Hosting model (cloud/SaaS, self-hosted) and data residency requirements:

Accessibility compliance (WCAG level):

5. Security & compliance (vendor to provide evidence)

  • SOC 2 / ISO 27001 certification (request the report)
  • GDPR / CCPA / regional data-protection compliance
  • Encryption at rest and in transit
  • Role-based access control and audit logs
  • Data backup, retention, and deletion policy
  • Uptime SLA and historical uptime record
  • Penetration testing cadence and incident-response process

6. Commercial & pricing questions (the hidden-cost flush-out)

Pricing model (per-user, flat-rate, tiered) and all-in annual cost at our seat count:

Cost at 2x and 5x our seat count (model growth):

Implementation / setup / onboarding fees:

Transaction fees on course sales (if applicable):

Annual price-increase cap and renewal terms in writing:

What's included vs. add-on (SSO, white-label, API tier, support level)?

Contract length, payment terms, and cancellation policy:

7. Implementation, support & references

Specific go-live date you'll commit to in writing:

Implementation process, resources required from us, and timeline:

Support tiers, response-time SLAs, and dedicated CSM availability:

Training and documentation provided:

3 reference customers with our use case and seat count (we may contact directly):

How to use this template

  • Delete requirements that don't apply and add your organization's must-haves before sending
  • Ask vendors to mark each functional item 'included / add-on / not available' — this surfaces tier-gating fast
  • Insist on written answers to the commercial questions; demos hide the hidden costs
  • Score responses with a weighted matrix (see our LMS Vendor Evaluation Scorecard template)

Frequently asked questions

What is an LMS RFP?

An LMS RFP (request for proposal) is a structured document sent to shortlisted LMS vendors asking them to answer the same set of functional, technical, security, and commercial questions in writing. It standardizes the comparison, surfaces hidden costs and limitations, and creates an auditable basis for the selection decision.

What should an LMS RFP include?

A complete LMS RFP includes: company background and context, project goals and success criteria, functional requirements (features), technical and integration requirements, security and compliance evidence, commercial/pricing questions (including hidden fees and renewal caps), and implementation/support/reference requests.

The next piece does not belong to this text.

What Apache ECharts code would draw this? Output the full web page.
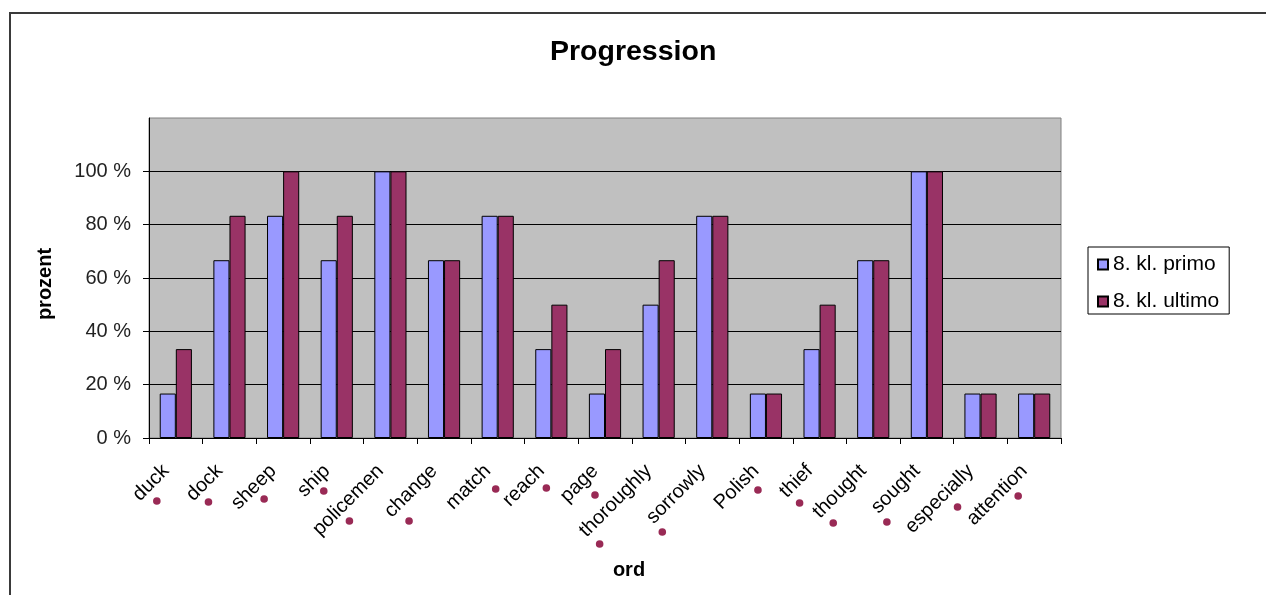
<!DOCTYPE html>
<html>
<head>
<meta charset="utf-8">
<title>Progression</title>
<script src="https://cdn.jsdelivr.net/npm/echarts@6/dist/echarts.min.js"></script>
<style>
  html, body { margin: 0; padding: 0; background: #fff; }
  #chart { width: 1266px; height: 595px; }
</style>
</head>
<body>
<div id="chart"></div>
<script>
// Words tested, and the share (in %) of correct answers per class round
const categories = ['duck', 'dock', 'sheep', 'ship', 'policemen', 'change', 'match', 'reach', 'page',
  'thoroughly', 'sorrowly', 'Polish', 'thief', 'thought', 'sought', 'especially', 'attention'];
const primo = [16.67, 66.67, 83.33, 66.67, 100, 66.67, 83.33, 33.33, 16.67, 50, 83.33, 16.67, 33.33, 66.67, 100, 16.67, 16.67];
const ultimo = [33.33, 83.33, 100, 83.33, 100, 66.67, 83.33, 50, 33.33, 66.67, 83.33, 16.67, 50, 66.67, 100, 16.67, 16.67];
const seriesNames = ['8. kl. primo', '8. kl. ultimo'];
const yTicks = { min: 0, max: 120, step: 20 };

// Pixel offsets of the red marker dots from each word's tick (below the axis)
const dotOffsets = [[-19, 63], [-21, 64], [-19, 61], [-13, 53], [-41, 83], [-35, 83], [-2, 51], [-5, 50], [-10, 57],
  [-59, 106], [-50, 94], [-8, 52], [-20, 65], [-40, 85], [-40, 84], [-23, 69], [-16, 58]];

const FONT = '"Liberation Sans", Arial, sans-serif';
const chart = echarts.init(document.getElementById('chart'), null, { renderer: 'canvas' });

chart.setOption({
  backgroundColor: '#fff',
  animation: false,
  title: {
    text: 'Progression',
    left: 545,
    top: 33,
    textStyle: { fontFamily: FONT, fontSize: 28.5, fontWeight: 'bold', color: '#000' }
  },
  graphic: [{
    type: 'rect',
    shape: { x: 10, y: 13, width: 1400, height: 800 },
    style: { fill: null, stroke: '#3a3a3a', lineWidth: 2 },
    silent: true,
    z: 100
  }],
  legend: {
    orient: 'vertical',
    left: 1088,
    top: 247,
    data: seriesNames,
    icon: 'rect',
    itemWidth: 10,
    itemHeight: 10,
    itemGap: 16,
    padding: [7, 10, 2, 9],
    borderColor: '#000',
    borderWidth: 1,
    backgroundColor: '#fff',
    textStyle: { fontFamily: FONT, fontSize: 21, color: '#000', lineHeight: 21 }
  },
  grid: {
    left: 149,
    top: 118,
    right: 205,
    bottom: 157,
    show: true,
    backgroundColor: '#c0c0c0',
    borderColor: '#808080',
    borderWidth: 1
  },
  xAxis: {
    type: 'category',
    data: categories,
    boundaryGap: true,
    name: 'ord',
    nameLocation: 'middle',
    nameGap: 122,
    nameTextStyle: { fontFamily: FONT, fontSize: 20, fontWeight: 'bold', color: '#000', padding: [0, 0, 0, 48] },
    axisLine: { lineStyle: { color: '#000', width: 1 } },
    axisTick: { show: true, length: 6, lineStyle: { color: '#000' } },
    axisLabel: {
      interval: 0,
      rotate: 45,
      margin: 20,
      padding: [0, 14, 0, 0],
      fontFamily: FONT,
      fontSize: 20,
      color: '#000'
    },
    splitLine: { show: false }
  },
  yAxis: {
    type: 'value',
    min: yTicks.min,
    max: yTicks.max,
    interval: yTicks.step,
    name: 'prozent',
    nameLocation: 'middle',
    nameRotate: 90,
    nameGap: 94,
    nameTextStyle: { fontFamily: FONT, fontSize: 20, fontWeight: 'bold', color: '#000', padding: [0, 12, 0, 0] },
    axisLine: { show: true, lineStyle: { color: '#000', width: 1 } },
    axisTick: { show: true, length: 6, lineStyle: { color: '#000' } },
    axisLabel: {
      formatter: '{value} %',
      showMaxLabel: false,
      margin: 18,
      fontFamily: FONT,
      fontSize: 20,
      color: '#222'
    },
    splitLine: { show: true, showMaxLine: false, lineStyle: { color: '#000', width: 1 } }
  },
  series: [
    {
      name: seriesNames[0],
      type: 'bar',
      data: primo,
      barGap: '0%',
      barCategoryGap: '40%',
      itemStyle: { color: '#9999ff', borderColor: '#000', borderWidth: 1 }
    },
    {
      name: seriesNames[1],
      type: 'bar',
      data: ultimo,
      barGap: '0%',
      barCategoryGap: '40%',
      itemStyle: { color: '#993366', borderColor: '#000', borderWidth: 1 }
    },
    {
      name: 'dots',
      type: 'custom',
      silent: true,
      clip: false,
      z: 10,
      data: categories.map((c, i) => [i, 0]),
      renderItem: function (params, api) {
        const p = api.coord([api.value(0), 0]);
        const off = dotOffsets[params.dataIndex];
        return {
          type: 'circle',
          shape: { cx: p[0] + off[0], cy: p[1] + off[1], r: 3.8 },
          style: { fill: '#992a55' }
        };
      }
    }
  ]
});
</script>
</body>
</html>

How do you evaluate LMS RFP responses?

Score responses against a weighted criteria matrix — weight each requirement by importance to your use case, score each vendor, and compare totals. Pair this RFP template with a vendor evaluation scorecard, and always check references and run a hands-on trial before deciding.

Do I need an RFP to buy an LMS?

Not always — small businesses buying an SMB plan can often skip a formal RFP and just run trials. But for mid-market and enterprise purchases, where the decision is multi-year and six-figure, an RFP ensures a fair, thorough, defensible comparison and surfaces the costs and limitations that vendor demos gloss over.